**Given problem:** Up to and including the line with "import seaborn as sns", write out the listing from its first line, minus the pictures.
· · ·
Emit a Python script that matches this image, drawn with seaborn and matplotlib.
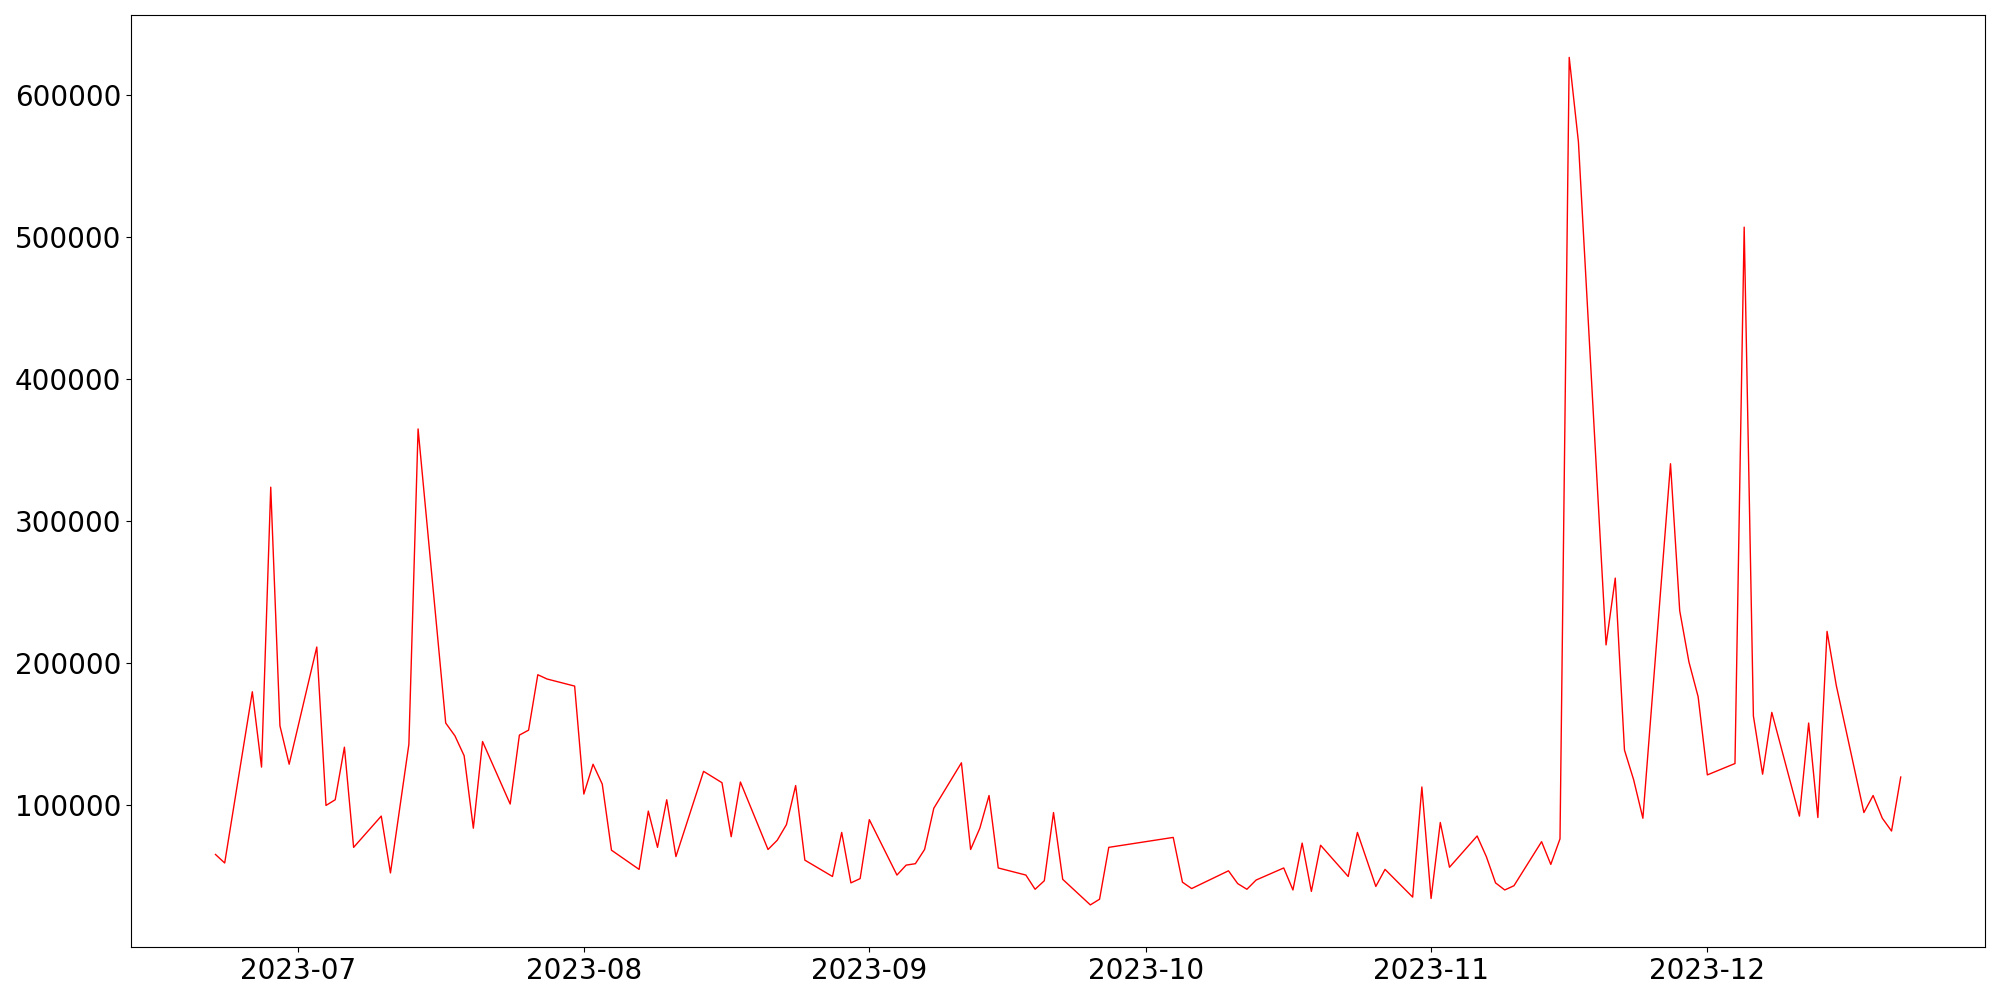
import pandas as pd
import matplotlib
matplotlib.use("Agg")
import matplotlib.pyplot as plt
import seaborn as sns

# daily values (weekdays, some days missing)
dates = [
    "2023-06-22", "2023-06-23", "2023-06-26", "2023-06-27", "2023-06-28", "2023-06-29", "2023-06-30",
    "2023-07-03", "2023-07-04", "2023-07-05", "2023-07-06", "2023-07-07",
    "2023-07-10", "2023-07-11", "2023-07-13", "2023-07-14",
    "2023-07-17", "2023-07-18", "2023-07-19", "2023-07-20", "2023-07-21",
    "2023-07-24", "2023-07-25", "2023-07-26", "2023-07-27", "2023-07-28",
    "2023-07-31", "2023-08-01", "2023-08-02", "2023-08-03", "2023-08-04",
    "2023-08-07", "2023-08-08", "2023-08-09", "2023-08-10", "2023-08-11",
    "2023-08-14", "2023-08-16", "2023-08-17", "2023-08-18",
    "2023-08-21", "2023-08-22", "2023-08-23", "2023-08-24", "2023-08-25",
    "2023-08-28", "2023-08-29", "2023-08-30", "2023-08-31", "2023-09-01",
    "2023-09-04", "2023-09-05", "2023-09-06", "2023-09-07", "2023-09-08",
    "2023-09-11", "2023-09-12", "2023-09-13", "2023-09-14", "2023-09-15",
    "2023-09-18", "2023-09-19", "2023-09-20", "2023-09-21", "2023-09-22",
    "2023-09-25", "2023-09-26", "2023-09-27",
    "2023-10-04", "2023-10-05", "2023-10-06",
    "2023-10-10", "2023-10-11", "2023-10-12", "2023-10-13",
    "2023-10-16", "2023-10-17", "2023-10-18", "2023-10-19", "2023-10-20",
    "2023-10-23", "2023-10-24", "2023-10-26", "2023-10-27",
    "2023-10-30", "2023-10-31", "2023-11-01", "2023-11-02", "2023-11-03",
    "2023-11-06", "2023-11-07", "2023-11-08", "2023-11-09", "2023-11-10",
    "2023-11-13", "2023-11-14", "2023-11-15", "2023-11-16", "2023-11-17",
    "2023-11-20", "2023-11-21", "2023-11-22", "2023-11-23", "2023-11-24",
    "2023-11-27", "2023-11-28", "2023-11-29", "2023-11-30", "2023-12-01",
    "2023-12-04", "2023-12-05", "2023-12-06", "2023-12-07", "2023-12-08",
    "2023-12-11", "2023-12-12", "2023-12-13", "2023-12-14", "2023-12-15",
    "2023-12-18", "2023-12-19", "2023-12-20", "2023-12-21", "2023-12-22",
]

values = [
    65500, 59500, 180000, 127000, 324000, 156000, 129000,
    211500, 100000, 104000, 141000, 70500,
    92500, 52500, 143000, 365000,
    158000, 149000, 135000, 84000, 145000,
    101000, 149500, 153000, 192000, 189000,
    184000, 108000, 129000, 115000, 68500,
    55000, 96000, 70500, 104000, 64000,
    124000, 116000, 78000, 116500,
    69000, 75500, 86500, 114000, 61500,
    50000, 81000, 45500, 48500, 90000,
    51000, 58000, 59000, 69000, 98000,
    130000, 69000, 84000, 107000, 56000,
    51000, 41000, 47000, 95000, 48000,
    30000, 34000, 70500,
    77500, 46000, 41500,
    54000, 45000, 41000, 47500,
    56000, 40500, 73500, 39500, 72000,
    50000, 81000, 43000, 55000,
    35500, 113000, 34500, 88000, 56500,
    78500, 64000, 45500, 40500, 43500,
    74500, 58500, 76500, 626500, 567000,
    213000, 260000, 139000, 118000, 91000,
    340500, 237000, 201000, 176500, 121500,
    129500, 507000, 163000, 122000, 165500,
    92500, 158000, 91500, 222500, 184500,
    95000, 107000, 91000, 82000, 120000,
]

df = pd.DataFrame({"date": pd.to_datetime(dates), "value": values})

fig, ax = plt.subplots(figsize=(20, 10), dpi=100)
sns.lineplot(data=df, x="date", y="value", color="red", linewidth=1, ax=ax)
ax.set_xlabel("")
ax.set_ylabel("")
ax.tick_params(axis="both", labelsize=20)
plt.tight_layout()
plt.savefig("out.png")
· · ·
**Correct answer:**
Emit a Python script that matches this image, drawn with seaborn and matplotlib.
import pandas as pd
import matplotlib
matplotlib.use("Agg")
import matplotlib.pyplot as plt
import seaborn as sns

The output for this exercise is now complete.